Gas treatment devices such as catalytic converters, evaporative emissions devices, hydrocarbon scrubbing devices, diesel particulate traps, non-thermal plasma reactors, and the like, are employed in various applications to catalytically treat environmentally unfriendly gas components. Such gas treatment devices incorporate a substrate, support, monolith, or brick, which includes a catalyst material coated thereon. A mounting device such as a mat support material comprising an intumescent material, non-intumescent material, or a combination of both, is disposed about the substrate, e.g., a mat support material/substrate subassembly, prior to being inserted into the gas treatment device's housing or shell. One method for inserting the mat support material/substrate subassembly into the housing comprises using a stuffing cone.

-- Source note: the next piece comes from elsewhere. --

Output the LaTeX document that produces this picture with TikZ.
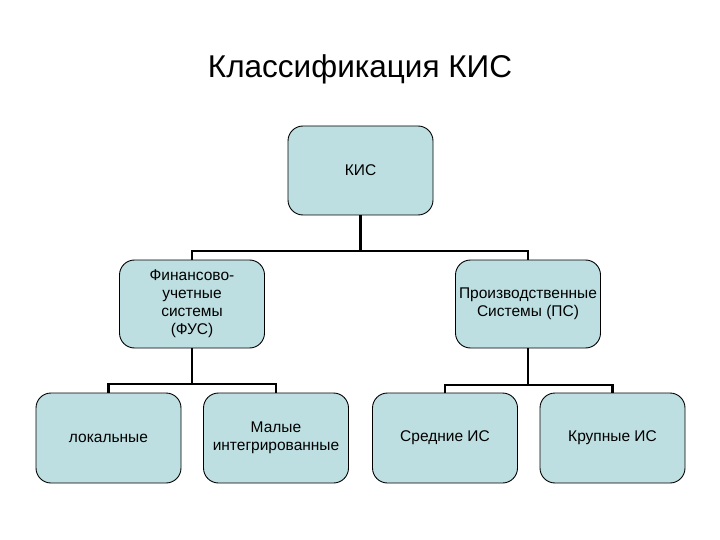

FIG. 1 illustrates a cross-sectional view of a stuffing cone 10 attached to a housing 12 for a gas treatment device. The stuffing cone compresses the abrasive, ceramic mat support material about the substrate so that the subassembly can be disposed into the housing. More particularly, as the mat support material/substrate subassembly slides against the inwardly tapered interior of the stuffing cone, the mat support material compresses about the substrate. As the mat support material compresses, it erodes the tapered interior of the stuffing cone. Eventually, the stuffing cone loses its ability to compress the mat support material about the substrate. Thus, stuffing cones are designed to have thick sidewalls, which narrow the diameter of the opening designed to attach to the housing.
Generally, the stuffing cone's diameter is less than the diameter of the smallest housing to compensate for the increased thickness of the stuffing cone's sidewalls. This design change causes the mat support material to exert over approximately six hundred pounds per square inch of force about the substrate. In contrast, it is predicted that the housing exerts over approximately one hundred pounds of pressure per square inch about the subassembly to retain it in place after disposal. The additional pressure exerted during the subassembly's compression in the stuffing cone reduces the mat support material's retentive capabilities, increases the over compression of the mat support material, and increases the probability of substrate breakage.